Yesterday I installed openWRT for the first time. I did this, for QoS. OpenWRT has CAKE - Common Applications Kept Enhanced. Something that blew my mind when I turned it on. This is so good that I think I'm in love with it.
However, the problem is I tried to configure the DHCP server the way it's presented in the GUI but I couldn't get it to work. It just doesn't hand out leases. Nor does the DNS portion on openWRT itself work. I'm running on x86_64. 18.06.# latest in its branch.
Maybe I was doing something wrong, but I did look at the docs on how to configure it, and I couldn't figure it out. I'll have to get back to it later if someone wants to help me troubleshoot it? But it looks easier to just replace it because I don't need the DNS features it offers.
Thus, I'm asking advice, what alternative solutions would you recommend for a DHCP server? I already have a DNS server separately setup in the network that is running on its own physical hardware. All the other firewalls are using it.
My current topology is a little overkill for what I wanted from OpenWRT. I have 3 firewalls. Because I couldn't get it to serve DHCP, I restated my internal LAN firewall.
Internet ---- | pfSense (NAT + FW) ---- OpenWRT(QoS) ---- pfSense(DHCP + FW) | ---- LAN
All the firewalls/routers are running in VMware ESXi. I have a 500/500 network capped at 450/450 with CAKE. It runs fine, perfectly to be honest. It's too good. CAKE brings me back the memories of the latencies I felt back in 2006 (ADSL days with low bufferbloat), it's so good :). But the CPU utilization is 90% during speedtests.
The hardware is my old gaming PC from 2014. i5-3570k with some 16GB of RAM. It will do the job in this configuration but given the possibility to relieve it, I'd eliminate the internal firewall.
TL:DR: Any advice on an alternative to dnsmasq for a DHCP server?
OpenWrt has odhcpd as well I think, which by default only handles IPv6 but should be able to do IPv4 as well. But dnsmasq should work just fine. You're better off looking at the config files themselves - e.g. /etc/config/dhcp.
BTW, any reason you're running an old version? Especially on x86_64 just stick with latest stable (19.07.3).
Before recommending an alternative, one should know what are your needs that DNSMASQ does not cover. So far, you only explained that you could not make it work, but it does work for many people.
I would try to solve the issues you encountered first.
I need it to do DHCP by serving a /24 range for 6 interfaces with a custom DNS address.
1 of them goes to a wifi AP. Another to my personal computer, another to a server VLAN and then kubernetes cluster components.
After testing with the GUI, it didn't hand them out, in fact if I recall correctly it didn't even work at all. (I'm at work, will have to get home to check). As in, it wasn't even running work. Which by the startup tab, it was. And according to the processes, also was. ps aux confirmed it too. Nothing was listening on the appropriate port though. So that was weird.

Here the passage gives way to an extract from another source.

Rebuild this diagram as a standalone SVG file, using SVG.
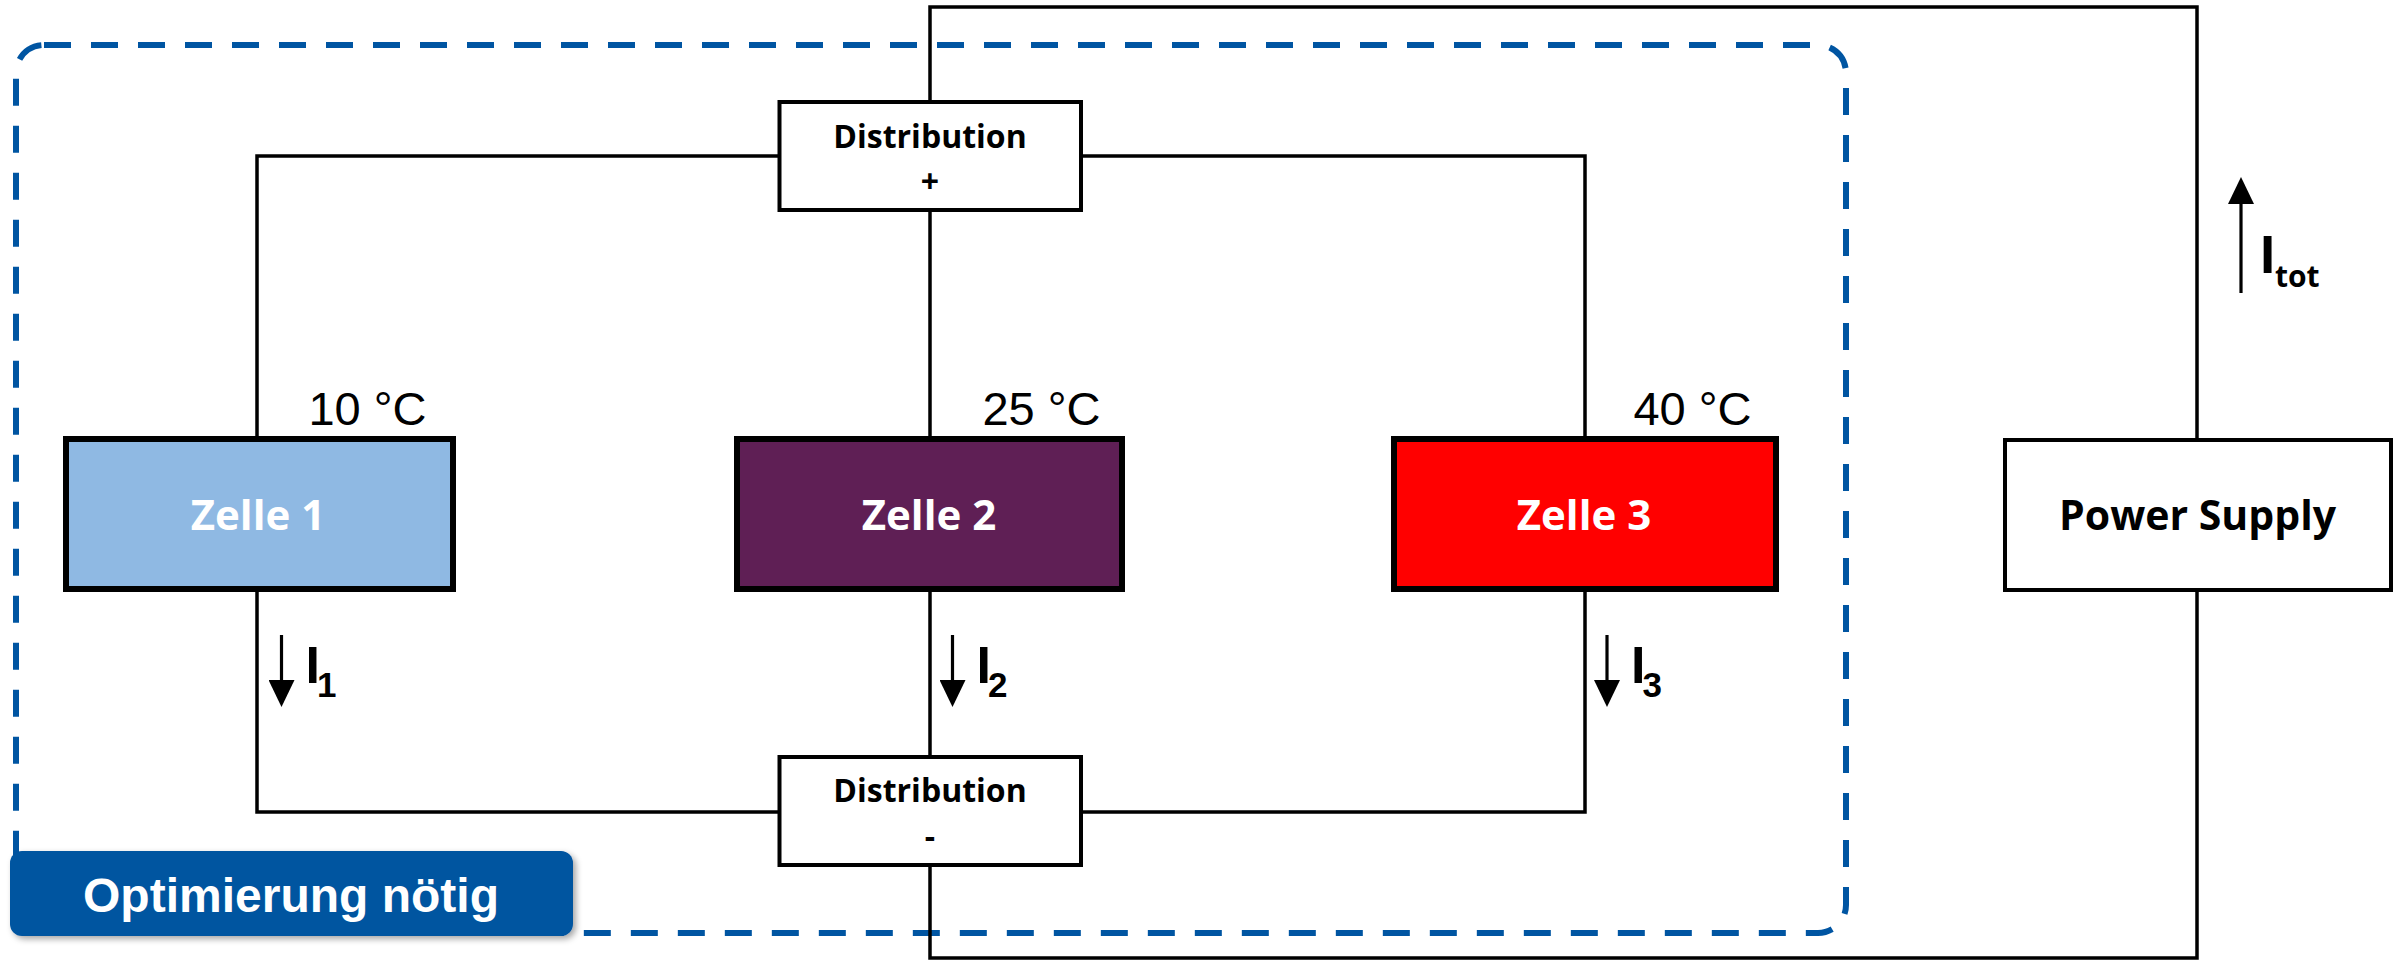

On the PC VLAN, it didn't answer to DHCP requests at all. Nothing came back. Tested with Wireshark.
On the WiFi VLAN, the iPhone got this address after mucking about a bit. 192.168.0.100/24. Which was incorrect since the assigned range was 192.168.10.0/24. At the very first tests, it didn't get any IP at all. And after messing with the GUI settings. It later started getting the 0.100, so something started working but it was bugged?
I'm not familiar with dnsmasq syntax so I didn't want to get into the configuration files just yet. It looks overly complicated for something that could be a lot simpler. And I can understand that I suppose, since it has more features than just DHCP.
However, I don't need DNS from it, all I want is a DHCP server.
I actually need NTP from this router too, but that wasn't working either now that I recall.
All the firewall rules are removed and default policies are set to ACCEPT on all chains.
I did not see anything there that could not be done with DNSMASQ, everything seems pretty ordinary. I would try to debug the issue: follow @vgaetera advice and watch the logs, and post here your config files.
And in that directory, sqm is missing. Initial misconfiguration? I'll have to check if I can mod it to get the proper package. I'll try and see if I can fire up another test VM and see if it actually manages to install it, tomorrow.
I'll give this a run for the money tomorrow. Maybe 19.07's dnsmasq doesn't surprise negatively either, might actually fix the problem I have that way.
I'll have to do the sqm install the old fashioned way. CLI, targeting the correct URL manually. And if that works, which I don't see any reason not to, then I'll move over to the new version :).
Today I just clicked install and it installed. All the SQM features are in place, and dnsmasq is working properly. This is with 19.07.3, latest. I don't know what happened 2 days ago when I was first installing this version that I couldn't get SQM online.
Could be the corporate proxy bit something off and left me the impression that the URL was unreachable/wrong/or something else, that made me switch to 18.06.
Either way, it seems clear that the latest version is rocksolid. I'll probably replace my internal firewalls tonight, see how it goes.